You can decide for yourself.
Let us suppose that the easily enumerated and easily
described details about the infectious, disease causing bacterial organisms
were part of an a priori body of knowledge common to all citizens. Or even more
far fetched, to all global ctizens. How would that benefit young people, old
people, and everyone in between?
If one has to pose such a question, there really isn't any
need to answer it, is there?
Do responsible citizens vote on matters of public
health? Ostensibly, yes. Is an informed electorate a self-evidently good
thing? Ostensibly, yes. But actually, if it's necessary to pose such a
question, an answer isn't necessary.

Vigdor Schreibman , Federal Information News Service. sunsite.utk.edu/FINS cyberspacecapital.org
Vigdor Schreibman asked buddycom what the future holds for
science. This is the open reply.
Genomics is threatening to lengthen average life spans. It
is also threatening to make equally important improvements in the quality of
health. Use of the word threaten is somewhat humorous. We use the word
threaten because as the promise of genomics is realized, the current
socio-political structures will disappear. The methods of and the reasons for
continuing them will melt away. It should be a gradual painless process as
benefits are realized and compared to past paradigms. An intelligent electorate
is the most dangerous of things for democracy in its current form which most
agree is a substitute for the real thing. Lengthened life spans necessarily
threaten to cause modification and change in the current socio-political
systems.
Let's suppose that genomics had advanced to a stage in which
the average life expectancy were to be 150 years with a quality of health
commensurate with that of a thirty year old individual. What could be done with
eighty extra years? Would you choose to run longer on the treadmill?
Would you prefer to spend the time in hedonistic pursuits? More importantly,
what about learning? With eighty extra years the standard time for the learning
process will likely be extended, by an amount equal to ten percent of the
increase, to twenty years.

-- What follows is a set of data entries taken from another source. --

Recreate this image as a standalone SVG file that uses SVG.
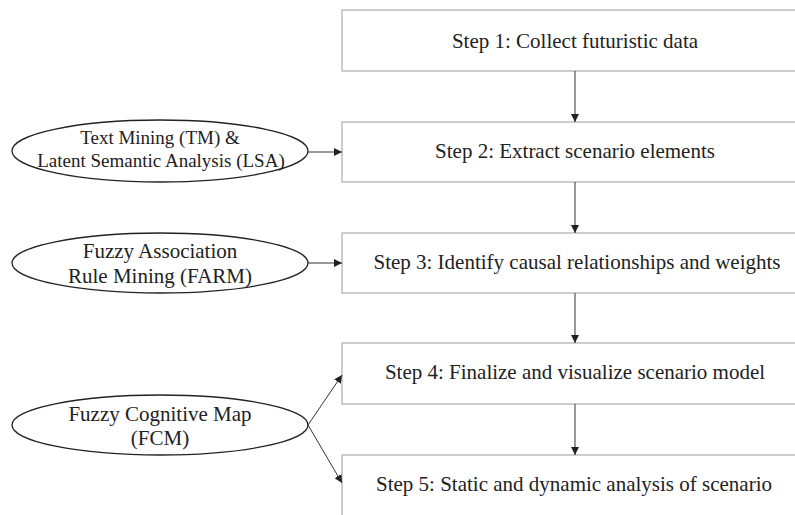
<svg xmlns="http://www.w3.org/2000/svg" width="795" height="515" viewBox="0 0 795 515">
<defs>
<style>
.box{fill:#fff;stroke:#bdbdbd;stroke-width:1.5}
.ell{fill:#fff;stroke:#222;stroke-width:1.3}
.t{font-family:"Liberation Serif","Times New Roman",serif;font-size:21px;fill:#222;text-anchor:middle}
.s{font-size:19px}
.c{stroke:#333;stroke-width:1;fill:none;marker-end:url(#ah)}
</style>
<marker id="ah" viewBox="0 0 10 10" refX="10" refY="5" markerWidth="8" markerHeight="8" markerUnits="userSpaceOnUse" orient="auto">
<path d="M0,0 L10,5 L0,10 z" fill="#222"/>
</marker>
</defs>
<rect width="795" height="515" fill="#fff"/>
<g id="step1"><rect class="box" x="342" y="10" width="470" height="61"/><text class="t" x="575" y="48">Step 1: Collect futuristic data</text></g>
<g id="step2"><rect class="box" x="342" y="122" width="470" height="60"/><text class="t" x="575" y="158">Step 2: Extract scenario elements</text></g>
<g id="step3"><rect class="box" x="342" y="233" width="470" height="60"/><text class="t" x="577" y="269">Step 3: Identify causal relationships and weights</text></g>
<g id="step4"><rect class="box" x="342" y="343" width="470" height="61"/><text class="t" x="575" y="379">Step 4: Finalize and visualize scenario model</text></g>
<g id="step5"><rect class="box" x="342" y="455" width="470" height="80"/><text class="t" x="574" y="491">Step 5: Static and dynamic analysis of scenario</text></g>
<g id="tm"><ellipse class="ell" cx="160" cy="151" rx="148" ry="31"/><text class="t s" x="160" y="144">Text Mining (TM) &amp;</text><text class="t s" x="161" y="167">Latent Semantic Analysis (LSA)</text></g>
<g id="farm"><ellipse class="ell" cx="160" cy="263" rx="148" ry="30"/><text class="t" x="160" y="258">Fuzzy Association</text><text class="t" x="160" y="283">Rule Mining (FARM)</text></g>
<g id="fcm"><ellipse class="ell" cx="160" cy="425" rx="148" ry="30"/><text class="t" x="160" y="421">Fuzzy Cognitive Map</text><text class="t" x="160" y="445">(FCM)</text></g>
<g id="connectors">
<line class="c" x1="575" y1="71" x2="575" y2="122"/>
<line class="c" x1="575" y1="182" x2="575" y2="233"/>
<line class="c" x1="575" y1="293" x2="575" y2="343"/>
<line class="c" x1="575" y1="404" x2="575" y2="455"/>
<line class="c" x1="308" y1="152" x2="342" y2="152"/>
<line class="c" x1="308" y1="263" x2="342" y2="263"/>
<line class="c" x1="308" y1="425" x2="342" y2="375"/>
<line class="c" x1="308" y1="425" x2="342" y2="483"/>
</g>
</svg>
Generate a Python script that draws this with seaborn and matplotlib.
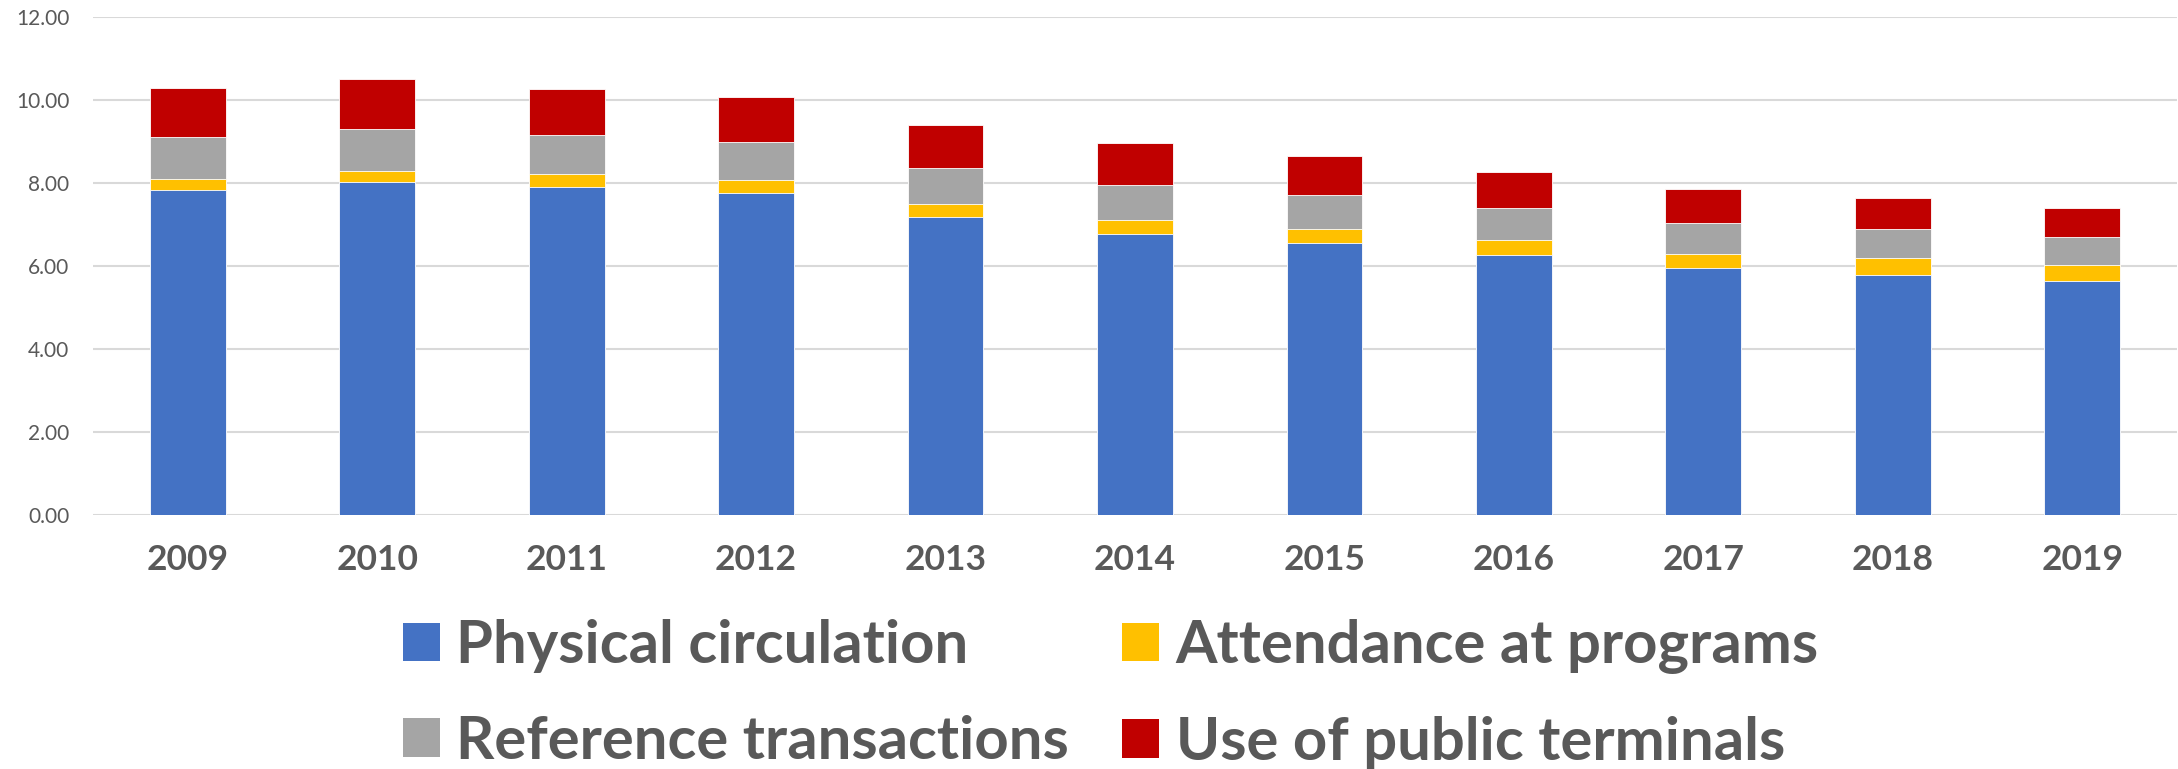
import seaborn as sns
import matplotlib.pyplot as plt
import numpy as np
import pandas as pd
from matplotlib.patches import Patch

years = ["2009", "2010", "2011", "2012", "2013", "2014", "2015", "2016", "2017", "2018", "2019"]
physical = [7.82, 8.02, 7.90, 7.76, 7.18, 6.77, 6.54, 6.26, 5.94, 5.79, 5.63]
attendance = [0.28, 0.27, 0.30, 0.30, 0.32, 0.34, 0.35, 0.37, 0.35, 0.39, 0.39]
reference = [1.00, 1.00, 0.94, 0.93, 0.85, 0.83, 0.81, 0.76, 0.75, 0.71, 0.68]
terminals = [1.18, 1.20, 1.11, 1.07, 1.05, 1.01, 0.95, 0.87, 0.81, 0.74, 0.69]

names = ["Physical circulation", "Attendance at programs", "Reference transactions", "Use of public terminals"]
colors = ["#4472C4", "#FFC000", "#A5A5A5", "#C00000"]

sns.set_theme(style="white")
plt.rcParams['font.family'] = ['Lato', 'DejaVu Sans']

df = pd.DataFrame({"year": years, names[0]: physical, names[1]: attendance,
                   names[2]: reference, names[3]: terminals})
# cumulative tops, drawn from the tallest down so each bar covers the ones below
tops = df[names].cumsum(axis=1)

fig = plt.figure(figsize=(21.78, 7.69), dpi=100)
ax = fig.add_axes([0.0427, 0.3303, 0.9568, 0.648])

for name, col in zip(names[::-1], colors[::-1]):
    sns.barplot(x=df["year"], y=tops[name], color=col, saturation=1, width=0.4, ax=ax,
                edgecolor="white", linewidth=0.6, zorder=3)

ax.set_ylim(0, 12)
ax.set_yticks(np.arange(0, 13, 2))
ax.set_yticklabels([f"{v:.2f}" for v in np.arange(0, 13, 2)])
ax.grid(axis="y", color="#D9D9D9", linewidth=1.5, zorder=0)
ax.set_axisbelow(True)
for s in ax.spines.values():
    s.set_visible(False)
ax.set_xlabel("")
ax.set_ylabel("")
ax.tick_params(axis="y", length=0, pad=17, labelsize=15, labelcolor="#595959")
ax.tick_params(axis="x", length=0, pad=21, labelsize=25.5, labelcolor="#595959")
for lab in ax.get_xticklabels():
    lab.set_fontweight("bold")

order = [0, 2, 1, 3]
handles = [Patch(facecolor=colors[i], edgecolor="none") for i in order]
labels = [names[i] for i in order]
leg = fig.legend(handles, labels, ncol=2, loc="center", bbox_to_anchor=(0.51, 0.097),
                 frameon=False, prop={"weight": "bold", "size": 43},
                 handlelength=0.62, handleheight=0.62, handletextpad=0.27,
                 columnspacing=0.9, labelspacing=0.7, borderpad=0)
for t in leg.get_texts():
    t.set_color("#595959")

fig.savefig("out.png", dpi=100)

Everyone will have plenty of time to attain a truly
broad based education. That is something which is extremely rare at present. In
contemporary society, education is simply an erstaz term for training.
Competitive training. Higher learning merely narrows the focus of the training;
the higher the level, the more specialized and competitive the focus. A longer
life span will necessarily decrease the need for haste and competitiveness.
Specialization will have less value than generalization.
And science? Science will be appreciated much more fully in
the future. That isn't as silly as it may at first seem. It is a natural
progression. As natural as water flowing downhill, for two reasons, both
stemming from the fact that genomics will increase life expectancy and quality.
Firstly, all will have plenty of opportunity to appreciate science, the
source of the increase in life.. There will be one heck of a lot of extra time.
Without something as interesting as science to enhance and expand the enjoyment
of a life expectancy increased by eighty extra years, life would become very
tedious and boring. Secondly, all will have plenty of reason to
appreciate science. Science will have provided something tangible which
arbitrary and abstract belief systems had not, namely long life. Longer life
means more time. More time means more opportunity to contemplate and to
understand the patterns of life. People will have seen that marginalization of
science had been a disingenuous attempt to prolong an outmoded socio-political
system. They will be less willing to give up a longer life in defense of
socio-political systems which had primarily benefitted elites.
Presently people in America begin their race for the
aquisition of material wealth just after puberty, some even sooner. In the
search for any avenue which may prove to be lucrative, they investigate
science. They ask what science can give them. When that question is answered
with nothing leading directly to a dollar sign, they quickly reject it. Future
generations will find that the answer is initially, long life.
Thereafter they will find many other tangible benefits.